Reputation: 67
I'm trying to write a function in Assembly that will return the sum of the even elements in an array. This is my code
int sum(int *a, int n)
{
int S = 0;
_asm {
mov eax, [ebp + 8]
mov edx, 0
mov ebx, [ebp + 12]
mov ecx, 0
for1: cmp ecx, ebx
jge endfor
and [eax + ecx * 4], 1
jz even
inc ecx
jmp for1
even: add edx, [eax + ecx * 4]
inc ecx
jmp for1
endfor: mov S, edx
}
return S;
}
But it's not working. Does anybody know what it's wrong and how can I fix it? Thanks.
Upvotes: 1
Views: 1212
Reputation: 364842
Why even use inline asm at all if you want to grab the args off the stack yourself? Either let the compiler give you the args (so it still works after inlining), or write pure asm in a separate file.
Here's a version of your function written nicely. Note the indenting, and the more efficient code (branch structure, and loading into a register instead of comparing in memory and then using as a memory operand for add. If the condition was expected to be very unlikely, a test
or cmp
with a memory operand would make sense, though.)
int sum(const int *a, int n)
{
int S;
_asm {
mov ecx, n
xor eax,eax // Sum = 0
test ecx,ecx
jz .early_out // n==0 case
mov esi, a
lea edi, [esi + 4*ecx] // end pointer = &a[n]
xor ecx,ecx // zeroed register for CMOV
sum_loop: // do{
// Assume even/odd is unpredictable, so do it branchlessly:
mov edx, [esi]
test edx, 1 // ZF cleared for odd numbers only
cmovnz edx, ecx // zero out EDX for odd numbers only
add eax, edx // add zero or a[i]
add esi, 4
cmp esi, edi // while(++pointer < end_pointer)
jb sum_loop
early_out:
mov S, eax // MSVC does actually support leaving a value in EAX and falling off the end of a non-void function (without return),
// but clang -fasm-blocks doesn't. And there's no way to explicitly tell the compiler where the output(s) are in this dumb syntax, unlike GNU C inline asm
}
return S;
}
With a branch, the simple way is
.sum_loop:
mov edx, [esi]
test edx, 1
jnz .odd // conditionally skip the add
add eax, edx
.odd:
add esi, 4
cmp esi, edi // pointer < end pointer
jb .sum_loop
Your original branch structure (duplicating the tail of the loop for the odd/even branches) is a useful technique for some cases, but not here where they're identical again after the add to the total.
In asm, write loops with the conditional branch at the bottom, do{}while()

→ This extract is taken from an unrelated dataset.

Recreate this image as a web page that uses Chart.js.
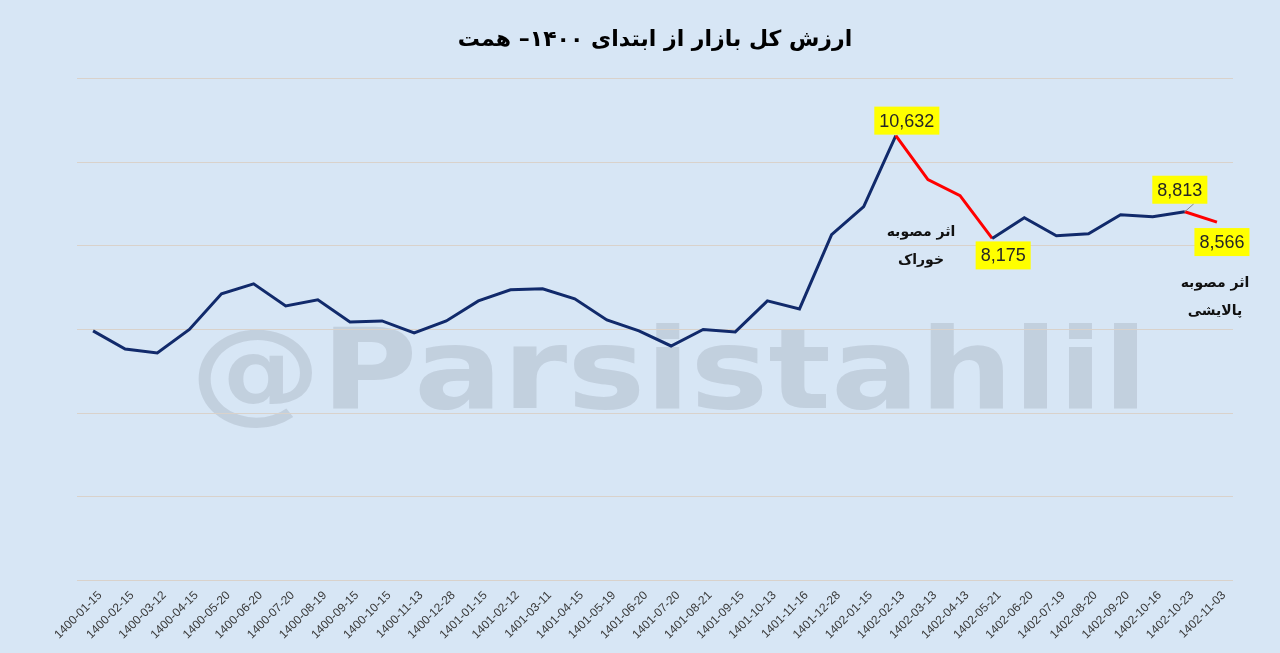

style. Check for conditions that imply zero iterations before entering the loop. You don't want a not-taken cmp
/jcc
and a taken unconditional branch.
lodsd
is just as efficient as mov eax, [esi]
/ add esi, 4
on Intel starting with Haswell. It's 3 uops on earlier Intel, and on AMD, so it saves code size at the expense of speed. In this case that would mean we couldn't have the sum in EAX, although that isn't important because the safe way to get data out of an asm block is to mov
-store it, not leave it in the return-value register. MSVC does seem to actually support the semantics of EAX being a return-value register even after inlining a function containing an asm{}
block, but I don't know if that's documented. And clang -fasm-blocks
certainly doesn't.
test dl, 1
would be slightly more efficient in the current code, fewer instruction bytes (3 instead of 6): there is no test r/m32, sign_extend_imm8
, only with a 32-bit immediate. So if you want to test a bit in the low byte, use the low-8-bit partial register. For simplicity I tested the same register we loaded into.
Loading into EAX would actually gain efficiency, allowing test al,1
as a 2-byte instruction instead of any other byte register being 3 bytes. Smaller code-size is typically better, all else equal, unless it happens to cause an unlucky alignment for some later code, e.g. the JCC erratum on Skylake if a macro-fused cmp/jcc
touches the end of a 32-byte block.
See the x86 tag wiki for guides and stuff, also https://stackoverflow.com/tags/inline-assembly/info
Upvotes: 0
Reputation: 20641
Just some guesswork (especially as I don't know what compiler you are using, and you weren't clear about what you meant by "not working"):
mov eax, [ebp + 8]
mov edx, 0
mov ebx, [ebp + 12]
mov ecx, 0
I assume this is supposed to load the two parameters a
and n
into registers. How do you know the offsets are correct? Is it possible to simply refer to the names directly?
and [eax + ecx * 4], 1
This destroys the element in the input array (setting it to 1 if odd or 0 if even), which you probably don't want. You should probably use the test
instruction (which is non-destructive) instead of and
.
even: add edx, [eax + ecx * 4]
This will add 0, since you have set [eax + ecx * 4]
to 0 via the and
instruction which I mention above. Based on this, I would expect your function to always return 0.
Upvotes: 4